Officials still working to select external firm to conduct University-wide diversity audit

Provost Brian Blake said officials are still in the process of searching for a firm to conduct the University-wide diversity audit, but officials are still planning for initial recommendations from the audit to be proposed by late spring or early summer.

Officials said in the initial announcement of the audit in late January that they would select a third-party organization to conduct the audit in the “coming weeks” to provide recommendations by “late spring,” but Blake said consultants at the firms under consideration suggested officials further develop their targets before the firms provide them with proposals. Blake said officials have presented the “overarching scope” of the audit to a subcommittee of the Faculty Senate and are working on a set of two- and three-year targets.

He said officials presented the targets originally to the diversity, equity and inclusion subcommittee of the senate’s appointment, salary and promotion policy committee. He said the scope seemed to have “good consensus,” but officials realized at the meeting that the details and metrics of their longer-term targets needed development.

“Consequently, we need to complete more work than we anticipated internally before we seek proposals from the firms,” he said in an email.

He said the firm that will conduct the audit will be chosen in partnership with the senate subcommittee once the possible firms submit their proposals. He didn’t specify when the firms will submit their proposals under the updated timeline.

Blake said his office will also meet with student and staff diversity leaders to discuss the audit’s scope.

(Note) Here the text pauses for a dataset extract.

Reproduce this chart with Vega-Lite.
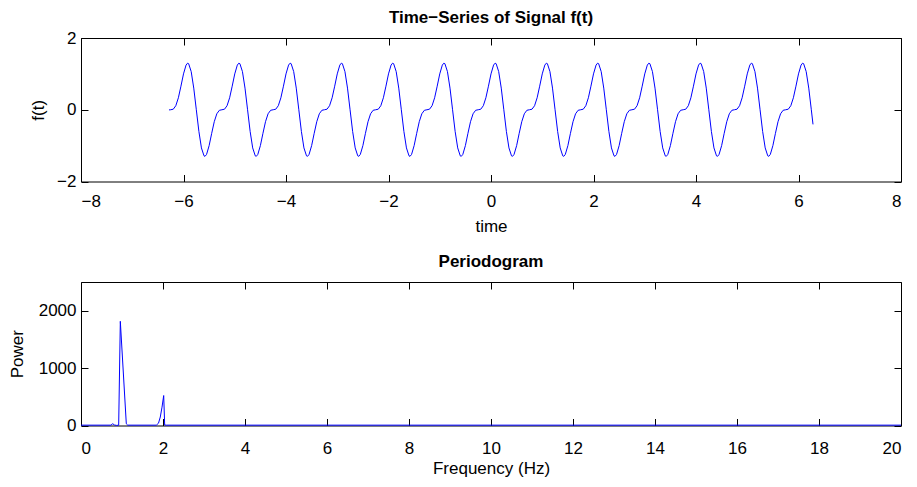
{
  "$schema": "https://vega.github.io/schema/vega-lite/v6.json",
  "padding": {"left": 8, "top": 9, "right": 5, "bottom": 5},
  "background": "white",
  "bounds": "flush",
  "spacing": 100,
  "config": {
    "font": "Liberation Sans",
    "view": {"stroke": null},
    "axis": {
      "grid": false,
      "domainColor": "black",
      "domainWidth": 1,
      "tickColor": "black",
      "tickWidth": 1,
      "tickSize": -7,
      "labelPadding": 12,
      "labelColor": "black",
      "labelFont": "Liberation Sans",
      "labelFontSize": 17,
      "titleFont": "Liberation Sans",
      "titleFontSize": 17,
      "titleFontWeight": "normal",
      "titleColor": "black"
    },
    "title": {"font": "Liberation Sans", "fontSize": 17, "fontWeight": "bold", "color": "black", "anchor": "middle"}
  },
  "datasets": {
    "sig": [
      {"t":-6.2832,"f":-0.004},{"t":-6.25,"f":0},{"t":-6.2,"f":0.0151},{"t":-6.15,"f":0.1123},{"t":-6.1,"f":0.3335},{"t":-6.05,"f":0.6572},
      {"t":-6,"f":1},{"t":-5.95,"f":1.245},{"t":-5.92,"f":1.2985},{"t":-5.9,"f":1.2845},{"t":-5.85,"f":1.0633},{"t":-5.8,"f":0.6029},{"t":-5.75,"f":0},{"t":-5.7,"f":-0.6029},{"t":-5.65,"f":-1.0633},{"t":-5.6,"f":-1.2845},{"t":-5.58,"f":-1.2985},{"t":-5.55,"f":-1.245},{"t":-5.5,"f":-1},{"t":-5.45,"f":-0.6572},{"t":-5.4,"f":-0.3335},{"t":-5.35,"f":-0.1123},{"t":-5.3,"f":-0.0151},{"t":-5.25,"f":0},{"t":-5.2,"f":0.0151},{"t":-5.15,"f":0.1123},{"t":-5.1,"f":0.3335},{"t":-5.05,"f":0.6572},
      {"t":-5,"f":1},{"t":-4.95,"f":1.245},{"t":-4.92,"f":1.2985},{"t":-4.9,"f":1.2845},{"t":-4.85,"f":1.0633},{"t":-4.8,"f":0.6029},{"t":-4.75,"f":0},{"t":-4.7,"f":-0.6029},{"t":-4.65,"f":-1.0633},{"t":-4.6,"f":-1.2845},{"t":-4.58,"f":-1.2985},{"t":-4.55,"f":-1.245},{"t":-4.5,"f":-1},{"t":-4.45,"f":-0.6572},{"t":-4.4,"f":-0.3335},{"t":-4.35,"f":-0.1123},{"t":-4.3,"f":-0.0151},{"t":-4.25,"f":0},{"t":-4.2,"f":0.0151},{"t":-4.15,"f":0.1123},{"t":-4.1,"f":0.3335},{"t":-4.05,"f":0.6572},
      {"t":-4,"f":1},{"t":-3.95,"f":1.245},{"t":-3.92,"f":1.2985},{"t":-3.9,"f":1.2845},{"t":-3.85,"f":1.0633},{"t":-3.8,"f":0.6029},{"t":-3.75,"f":0},{"t":-3.7,"f":-0.6029},{"t":-3.65,"f":-1.0633},{"t":-3.6,"f":-1.2845},{"t":-3.58,"f":-1.2985},{"t":-3.55,"f":-1.245},{"t":-3.5,"f":-1},{"t":-3.45,"f":-0.6572},{"t":-3.4,"f":-0.3335},{"t":-3.35,"f":-0.1123},{"t":-3.3,"f":-0.0151},{"t":-3.25,"f":0},{"t":-3.2,"f":0.0151},{"t":-3.15,"f":0.1123},{"t":-3.1,"f":0.3335},{"t":-3.05,"f":0.6572},
      {"t":-3,"f":1},{"t":-2.95,"f":1.245},{"t":-2.92,"f":1.2985},{"t":-2.9,"f":1.2845},{"t":-2.85,"f":1.0633},{"t":-2.8,"f":0.6029},{"t":-2.75,"f":0},{"t":-2.7,"f":-0.6029},{"t":-2.65,"f":-1.0633},{"t":-2.6,"f":-1.2845},{"t":-2.58,"f":-1.2985},{"t":-2.55,"f":-1.245},{"t":-2.5,"f":-1},{"t":-2.45,"f":-0.6572},{"t":-2.4,"f":-0.3335},{"t":-2.35,"f":-0.1123},{"t":-2.3,"f":-0.0151},{"t":-2.25,"f":0},{"t":-2.2,"f":0.0151},{"t":-2.15,"f":0.1123},{"t":-2.1,"f":0.3335},{"t":-2.05,"f":0.6572},
      {"t":-2,"f":1},{"t":-1.95,"f":1.245},{"t":-1.92,"f":1.2985},{"t":-1.9,"f":1.2845},{"t":-1.85,"f":1.0633},{"t":-1.8,"f":0.6029},{"t":-1.75,"f":0},{"t":-1.7,"f":-0.6029},{"t":-1.65,"f":-1.0633},{"t":-1.6,"f":-1.2845},{"t":-1.58,"f":-1.2985},{"t":-1.55,"f":-1.245},{"t":-1.5,"f":-1},{"t":-1.45,"f":-0.6572},{"t":-1.4,"f":-0.3335},{"t":-1.35,"f":-0.1123},{"t":-1.3,"f":-0.0151},{"t":-1.25,"f":0},{"t":-1.2,"f":0.0151},{"t":-1.15,"f":0.1123},{"t":-1.1,"f":0.3335},{"t":-1.05,"f":0.6572},
      {"t":-1,"f":1},{"t":-0.95,"f":1.245},{"t":-0.92,"f":1.2985},{"t":-0.9,"f":1.2845},{"t":-0.85,"f":1.0633},{"t":-0.8,"f":0.6029},{"t":-0.75,"f":0},{"t":-0.7,"f":-0.6029},{"t":-0.65,"f":-1.0633},{"t":-0.6,"f":-1.2845},{"t":-0.58,"f":-1.2985},{"t":-0.55,"f":-1.245},{"t":-0.5,"f":-1},{"t":-0.45,"f":-0.6572},{"t":-0.4,"f":-0.3335},{"t":-0.35,"f":-0.1123},{"t":-0.3,"f":-0.0151},{"t":-0.25,"f":0},{"t":-0.2,"f":0.0151},{"t":-0.15,"f":0.1123},{"t":-0.1,"f":0.3335},{"t":-0.05,"f":0.6572},
      {"t":0,"f":1},{"t":0.05,"f":1.245},{"t":0.08,"f":1.2985},{"t":0.1,"f":1.2845},{"t":0.15,"f":1.0633},{"t":0.2,"f":0.6029},{"t":0.25,"f":0},{"t":0.3,"f":-0.6029},{"t":0.35,"f":-1.0633},{"t":0.4,"f":-1.2845},{"t":0.42,"f":-1.2985},{"t":0.45,"f":-1.245},{"t":0.5,"f":-1},{"t":0.55,"f":-0.6572},{"t":0.6,"f":-0.3335},{"t":0.65,"f":-0.1123},{"t":0.7,"f":-0.0151},{"t":0.75,"f":0},{"t":0.8,"f":0.0151},{"t":0.85,"f":0.1123},{"t":0.9,"f":0.3335},{"t":0.95,"f":0.6572},
      {"t":1,"f":1},{"t":1.05,"f":1.245},{"t":1.08,"f":1.2985},{"t":1.1,"f":1.2845},{"t":1.15,"f":1.0633},{"t":1.2,"f":0.6029},{"t":1.25,"f":0},{"t":1.3,"f":-0.6029},{"t":1.35,"f":-1.0633},{"t":1.4,"f":-1.2845},{"t":1.42,"f":-1.2985},{"t":1.45,"f":-1.245},{"t":1.5,"f":-1},{"t":1.55,"f":-0.6572},{"t":1.6,"f":-0.3335},{"t":1.65,"f":-0.1123},{"t":1.7,"f":-0.0151},{"t":1.75,"f":0},{"t":1.8,"f":0.0151},{"t":1.85,"f":0.1123},{"t":1.9,"f":0.3335},{"t":1.95,"f":0.6572},
      {"t":2,"f":1},{"t":2.05,"f":1.245},{"t":2.08,"f":1.2985},{"t":2.1,"f":1.2845},{"t":2.15,"f":1.0633},{"t":2.2,"f":0.6029},{"t":2.25,"f":0},{"t":2.3,"f":-0.6029},{"t":2.35,"f":-1.0633},{"t":2.4,"f":-1.2845},{"t":2.42,"f":-1.2985},{"t":2.45,"f":-1.245},{"t":2.5,"f":-1},{"t":2.55,"f":-0.6572},{"t":2.6,"f":-0.3335},{"t":2.65,"f":-0.1123},{"t":2.7,"f":-0.0151},{"t":2.75,"f":0},{"t":2.8,"f":0.0151},{"t":2.85,"f":0.1123},{"t":2.9,"f":0.3335},{"t":2.95,"f":0.6572},
      {"t":3,"f":1},{"t":3.05,"f":1.245},{"t":3.08,"f":1.2985},{"t":3.1,"f":1.2845},{"t":3.15,"f":1.0633},{"t":3.2,"f":0.6029},{"t":3.25,"f":0},{"t":3.3,"f":-0.6029},{"t":3.35,"f":-1.0633},{"t":3.4,"f":-1.2845},{"t":3.42,"f":-1.2985},{"t":3.45,"f":-1.245},{"t":3.5,"f":-1},{"t":3.55,"f":-0.6572},{"t":3.6,"f":-0.3335},{"t":3.65,"f":-0.1123},{"t":3.7,"f":-0.0151},{"t":3.75,"f":0},{"t":3.8,"f":0.0151},{"t":3.85,"f":0.1123},{"t":3.9,"f":0.3335},{"t":3.95,"f":0.6572},
      {"t":4,"f":1},{"t":4.05,"f":1.245},{"t":4.08,"f":1.2985},{"t":4.1,"f":1.2845},{"t":4.15,"f":1.0633},{"t":4.2,"f":0.6029},{"t":4.25,"f":0},{"t":4.3,"f":-0.6029},{"t":4.35,"f":-1.0633},{"t":4.4,"f":-1.2845},{"t":4.42,"f":-1.2985},{"t":4.45,"f":-1.245},{"t":4.5,"f":-1},{"t":4.55,"f":-0.6572},{"t":4.6,"f":-0.3335},{"t":4.65,"f":-0.1123},{"t":4.7,"f":-0.0151},{"t":4.75,"f":0},{"t":4.8,"f":0.0151},{"t":4.85,"f":0.1123},{"t":4.9,"f":0.3335},{"t":4.95,"f":0.6572},
      {"t":5,"f":1},{"t":5.05,"f":1.245},{"t":5.08,"f":1.2985},{"t":5.1,"f":1.2845},{"t":5.15,"f":1.0633},{"t":5.2,"f":0.6029},{"t":5.25,"f":0},{"t":5.3,"f":-0.6029},{"t":5.35,"f":-1.0633},{"t":5.4,"f":-1.2845},{"t":5.42,"f":-1.2985},{"t":5.45,"f":-1.245},{"t":5.5,"f":-1},{"t":5.55,"f":-0.6572},{"t":5.6,"f":-0.3335},{"t":5.65,"f":-0.1123},{"t":5.7,"f":-0.0151},{"t":5.75,"f":0},{"t":5.8,"f":0.0151},{"t":5.85,"f":0.1123},{"t":5.9,"f":0.3335},{"t":5.95,"f":0.6572},
      {"t":6,"f":1},{"t":6.05,"f":1.245},{"t":6.08,"f":1.2985},{"t":6.1,"f":1.2845},{"t":6.15,"f":1.0633},{"t":6.2,"f":0.6029},{"t":6.25,"f":0},{"t":6.2832,"f":-0.408}
    ],
    "pg": [
      {"hz":0,"p":6},{"hz":0.73,"p":6},{"hz":0.773,"p":30},{"hz":0.82,"p":8},{"hz":0.87,"p":2},{"hz":0.919,"p":5},{"hz":0.959,"p":1815},{"hz":1.105,"p":30},{"hz":1.139,"p":6},{"hz":1.837,"p":6},{"hz":1.89,"p":40},{"hz":1.934,"p":148},{"hz":1.976,"p":320},{"hz":2.017,"p":522},{"hz":2.041,"p":8},{"hz":2.08,"p":6},{"hz":20,"p":6}
    ]
  },
  "vconcat": [
    {
      "width": 820,
      "height": 143.5,
      "title": {"text": "Time−Series of Signal f(t)", "offset": 2},
      "data": {"name": "sig"},
      "layer": [
        {
          "mark": {"type": "line", "color": "#0000ff", "strokeWidth": 1},
          "encoding": {
            "x": {"field": "t", "type": "quantitative", "scale": {"domain": [-8, 8], "nice": false, "zero": false},
                  "axis": {"title": "time", "values": [-8, -6, -4, -2, 0, 2, 4, 6, 8], "labelPadding": 19, "titlePadding": 9}},
            "y": {"field": "f", "type": "quantitative", "scale": {"domain": [-2, 2], "nice": false, "zero": false},
                  "axis": {"title": "f(t)", "values": [-2, 0, 2], "titlePadding": 9}}
          }
        },
        {
          "mark": {"type": "line", "strokeOpacity": 0},
          "encoding": {
            "x": {"field": "t", "type": "quantitative", "scale": {"domain": [-8, 8], "nice": false, "zero": false},
                  "axis": {"orient": "top", "labels": false, "title": null, "values": [-8, -6, -4, -2, 0, 2, 4, 6, 8]}},
            "y": {"field": "f", "type": "quantitative", "scale": {"domain": [-2, 2], "nice": false, "zero": false},
                  "axis": {"orient": "right", "labels": false, "title": null, "values": [-2, 0, 2]}}
          }
        }
      ],
      "resolve": {"axis": {"x": "independent", "y": "independent"}}
    },
    {
      "width": 820,
      "height": 143.5,
      "title": {"text": "Periodogram", "offset": 11},
      "data": {"name": "pg"},
      "layer": [
        {
          "mark": {"type": "line", "color": "#0000ff", "strokeWidth": 1},
          "encoding": {
            "x": {"field": "hz", "type": "quantitative", "scale": {"domain": [0, 20], "nice": false},
                  "axis": {"title": "Frequency (Hz)", "values": [0, 2, 4, 6, 8, 10, 12, 14, 16, 18, 20], "labelPadding": 22, "titlePadding": 4}},
            "y": {"field": "p", "type": "quantitative", "scale": {"domain": [0, 2500], "nice": false},
                  "axis": {"title": "Power", "values": [0, 1000, 2000], "format": "d", "titlePadding": 12}}
          }
        },
        {
          "mark": {"type": "line", "strokeOpacity": 0},
          "encoding": {
            "x": {"field": "hz", "type": "quantitative", "scale": {"domain": [0, 20], "nice": false},
                  "axis": {"orient": "top", "labels": false, "title": null, "values": [0, 2, 4, 6, 8, 10, 12, 14, 16, 18, 20]}},
            "y": {"field": "p", "type": "quantitative", "scale": {"domain": [0, 2500], "nice": false},
                  "axis": {"orient": "right", "labels": false, "title": null, "values": [0, 1000, 2000]}}
          }
        }
      ],
      "resolve": {"axis": {"x": "independent", "y": "independent"}}
    }
  ]
}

“I anticipate that the ASPP subcommittee and other community members will be integral partners to the overall assessment,” Blake said.

Associate anthropology professor Sarah Wagner and human and organizational learning professor Shaista Khilji – both members of the diversity, equity and inclusion subcommittee – said in a joint statement that Blake invited the subcommittee to consult in the audit.

“In a consultative role, we would like to involve staff members and students to be inclusive and also better understand their needs in addition to faculty needs,” Wagner and Khilji said in an email.

Senators created the subcommittee late last October in response to a resolution the senate passed in July calling for officials to affirm their commitment to anti-racism and diversity, equity and inclusion in tenure and promotion practices.

“We are committed to providing the support that we can,” Khilji said in an email. “Our top priority is bringing all of the stakeholders across the campus to help GW make well-informed decisions.”

Blake said the preliminary scope of the audit suggests close examination of diversity and equity among students, faculty and staff, procedures to diversify recruitment and retention efforts and how to distribute resources to support students of “diverse backgrounds” equitably.

He said officials also hope to further study diversity, equity and inclusion in curriculum and research and accessibility of “convening spaces” for community members like women, people of color and those of different sexual and gender identities.

“I am quite excited about the preliminary scope which is more of a broad-brush of areas that we want to examine and enhance,” Blake said. “Within this scope, we will need to set some very specific priorities for the next two-three years.”